The LORD roars from Zion
and thunders from Jerusalem;
the pastures of the shepherds dry up,
and the top of Carmel withers. (Amos 1:1)
The prophet Amos is not a tame man. He speaks cutting words that humiliate his hearers as unjust and unrighteous people. They should know better, he says, because God has spoken to them already through Moses. And so, because of their sin, God will come like a lion.
The lion has roared— who will not fear? The Sovereign LORD has spoken— who can but prophesy? (Amos 3:8)
Amos’ message is one just judgment upon the people of God.
As I read in the final book of the New Testament, I encountered the lion again. This time the scene is one of heavenly worship. There is a scroll in the hand of God with writing on both sides. It is sealed up and no one can open it. Heaven weeps because there is no one worthy of opening it.
But then, the Lion appears.
Then one of the elders said to me, “Do not weep! See, the Lion of the tribe of Judah, the Root of David, has triumphed. He is able to open the scroll and its seven seals.” (Revelation 5:5)
The triumphant and powerful Lion of Judah is able.

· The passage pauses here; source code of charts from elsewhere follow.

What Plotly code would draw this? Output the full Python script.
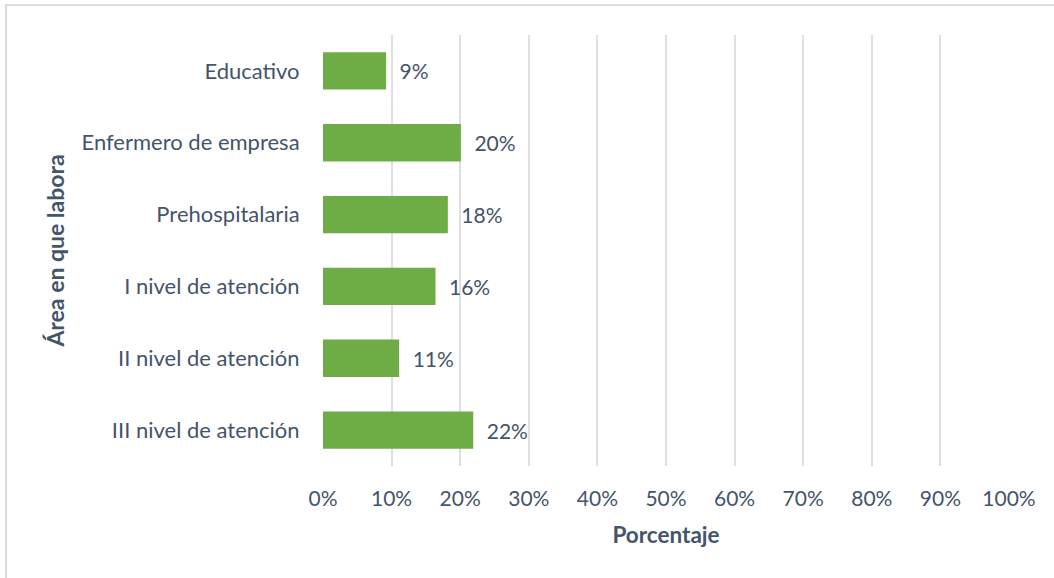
import plotly.graph_objects as go

categories = ["Educativo", "Enfermero de empresa", "Prehospitalaria",
              "I nivel de atención", "II nivel de atención", "III nivel de atención"]
values = [0.092, 0.201, 0.182, 0.164, 0.111, 0.219]
x_ticks = [0, 0.1, 0.2, 0.3, 0.4, 0.5, 0.6, 0.7, 0.8, 0.9, 1.0]
x_tick_labels = ["0%", "10%", "20%", "30%", "40%", "50%", "60%", "70%", "80%", "90%", "100%"]

TXT = "#44546A"
GRID = "#DCDFE5"
FONT = "Lato, 'Open Sans', sans-serif"
FS = 21

fig = go.Figure(go.Bar(
    x=values, y=categories, orientation="h",
    marker=dict(color="#6EAD46", line=dict(width=0)),
    width=0.52,
    texttemplate="\u2002%{x:.0%}", textposition="outside",
    textfont=dict(size=FS, color=TXT, family=FONT),
    cliponaxis=False,
))

fig.update_layout(
    width=1054, height=578,
    margin=dict(l=323, r=45, t=35, b=112),
    paper_bgcolor="white", plot_bgcolor="white",
    font=dict(family=FONT, color=TXT, size=FS),
    showlegend=False,
    xaxis=dict(range=[0, 1], tickvals=x_ticks, ticktext=x_tick_labels,
               showgrid=True, gridcolor=GRID, gridwidth=1.5, zeroline=False,
               showline=False, ticks="outside", ticklen=14, tickcolor="rgba(0,0,0,0)",
               tickfont=dict(size=FS, color=TXT),
               title=dict(text="<b>Porcentaje</b>", font=dict(size=22.5, color=TXT), standoff=18)),
    yaxis=dict(autorange="reversed", showgrid=False, zeroline=False, showline=False,
               ticks="outside", ticklen=18, tickcolor="rgba(0,0,0,0)",
               tickfont=dict(size=22, color=TXT),
               title=dict(text="<b>Área en que labora</b>", font=dict(size=23, color=TXT), standoff=10)),
    shapes=[dict(type="rect", xref="paper", yref="paper",
                 x0=-317/686, x1=1.1, y0=-0.3, y1=1 + 30/431,
                 line=dict(color="#D9DCE3", width=2), fillcolor="rgba(0,0,0,0)", layer="below")],
)

fig.write_html("out.html", config={"displayModeBar": False},
               post_script="document.body.style.margin='0px';")
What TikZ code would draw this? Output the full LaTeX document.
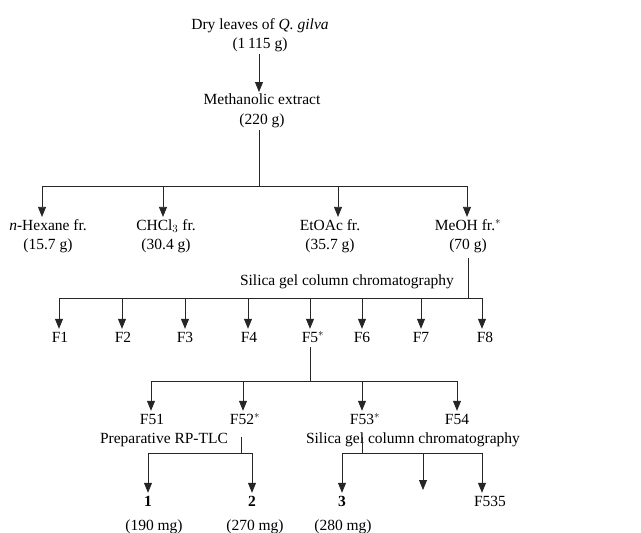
\documentclass[tikz,border=0pt]{standalone}
\usepackage{fontspec}
\setmainfont{Liberation Serif}
\usetikzlibrary{arrows.meta}
\begin{document}
\begin{tikzpicture}[
  x=1pt, y=-1pt,
  every node/.style={font=\fontsize{15.5}{19.5}\selectfont, inner sep=2pt},
  sample/.style={align=center},
  frac/.style={text height=11pt, text depth=3pt},
  link/.style={line width=0.8pt, black!85},
  flow/.style={link, -{Triangle[width=8pt,length=10pt]}}
]
  \useasboundingbox (0,0) rectangle (641,533);

  % Extraction of the dry leaves
  \node[sample] (leaves) at (260,35) {Dry leaves of \textit{Q. gilva}\\(1\,115 g)};
  \node[sample] (meth) at (262,111) {Methanolic extract\\(220 g)};
  \draw[flow] ([xshift=-1pt]leaves.south) -- ([xshift=-3pt]meth.north);

  % Solvent partition of the methanolic extract
  \node[sample] (hex) at (48,236) {\textit{n}-Hexane fr.\\(15.7 g)};
  \node[sample] (chl) at (166,236) {CHCl$_3$ fr.\\(30.4 g)};
  \node[sample] (eto) at (330,236) {EtOAc fr.\\(35.7 g)};
  \node[sample] (meoh) at (468,236) {MeOH fr.$^{*}$\\(70 g)};
  \coordinate (split1) at (259,186);
  \draw[link] ([xshift=-3pt]meth.south) -- (split1);
  \draw[link] (split1 -| 42,0) -- (split1 -| 467,0);
  \draw[flow] (split1 -| 42,0) -- ([xshift=-6pt]hex.north);
  \draw[flow] (split1 -| 163,0) -- ([xshift=-3pt]chl.north);
  \draw[flow] (split1 -| 338,0) -- ([xshift=8pt]eto.north);
  \draw[flow] (split1 -| 467,0) -- ([xshift=-1pt]meoh.north);

  % Silica gel column chromatography of the MeOH fraction
  \node (silica1) at (347,282) {Silica gel column chromatography};
  \foreach \name/\x/\lab in {f1/60/F1, f2/123/F2, f3/185/F3, f4/249/F4,
      f5/313/F5$^{*}$, f6/362/F6, f7/421/F7, f8/485/F8}
    \node[frac] (\name) at (\x,338) {\lab};
  \coordinate (split2) at (468,298);
  \draw[link] (meoh.south) ++(0,3) -- (split2);
  \draw[link] (split2 -| 59,0) -- (split2 -| 482,0);
  \foreach \name/\x in {f1/59, f2/122, f3/185, f4/248, f5/310, f6/362, f7/421, f8/482}
    \draw[flow] (split2 -| \x,0) -- (\name.north -| \x,0);

  % Subfractions of F5
  \node[frac] (f51) at (152,420) {F51};
  \node[frac] (f52) at (245,420) {F52$^{*}$};
  \node[frac] (f53) at (365,420) {F53$^{*}$};
  \node[frac] (f54) at (457,420) {F54};
  \coordinate (split3) at (310,381);
  \draw[link] (f5.south -| 310,0) -- (split3);
  \draw[link] (split3 -| 151,0) -- (split3 -| 457,0);
  \draw[flow] (split3 -| 151,0) -- (f51.north -| 151,0);
  \draw[flow] (split3 -| 243,0) -- (f52.north -| 243,0);
  \draw[flow] (split3 -| 362,0) -- (f53.north -| 362,0);
  \draw[flow] (split3 -| 457,0) -- (f54.north);

  % Preparative RP-TLC of F52
  \node (tlc) at (164,440) {Preparative RP-TLC};
  \node[frac, font=\fontsize{15.5}{19.5}\selectfont\bfseries] (cpd1) at (148,502) {1};
  \node[frac, font=\fontsize{15.5}{19.5}\selectfont\bfseries] (cpd2) at (252,502) {2};
  \node (mass1) at (154,527) {(190 mg)};
  \node (mass2) at (255,527) {(270 mg)};
  \coordinate (split4) at (241,453);
  \draw[link] ([yshift=-8pt]f52.south -| 241,0) -- (split4);
  \draw[link] (split4 -| 148,0) -- (split4 -| 252,0);
  \draw[flow] (split4 -| cpd1) -- (cpd1.north);
  \draw[flow] (split4 -| cpd2) -- (cpd2.north);

  % Silica gel column chromatography of F53
  \node (silica2) at (413,440) {Silica gel column chromatography};
  \node[frac, font=\fontsize{15.5}{19.5}\selectfont\bfseries] (cpd3) at (342,502) {3};
  \node (mass3) at (343,527) {(280 mg)};
  \node[frac] (f535) at (490,502) {F535};
  \coordinate (f534) at (423,490);
  \coordinate (split5) at (362,453);
  \draw[link] ([yshift=-8pt]f53.south -| 362,0) -- (split5);
  \draw[link] (split5 -| 342,0) -- (split5 -| 482,0);
  \draw[flow] (split5 -| cpd3) -- (cpd3.north);
  \draw[flow] (split5 -| f534) -- (f534);
  \draw[flow] (split5 -| 482,0) -- (f535.north -| 482,0);

\end{tikzpicture}
\end{document}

He has roared a triumph over all creation, and He stands victorious in heaven.
Jesus is that Lion. He is the victor.
As I think about Jesus the Lion, I am afraid. He is just. He is the judge. He is powerful. He has won the battle. I stand humbled and trembling before this powerful Jesus.
I remember the line from C. S. Lewis’ The Lion, The Witch and the Wardrobe, where Mr. Beaver describes Aslan the lion to the children as both unsafe and good.
Safe? Who said anything about safe? ’Course he isn’t safe. But he’s good. He’s the king, I tell you.
Jesus is anything but safe. But He is good. He is the King.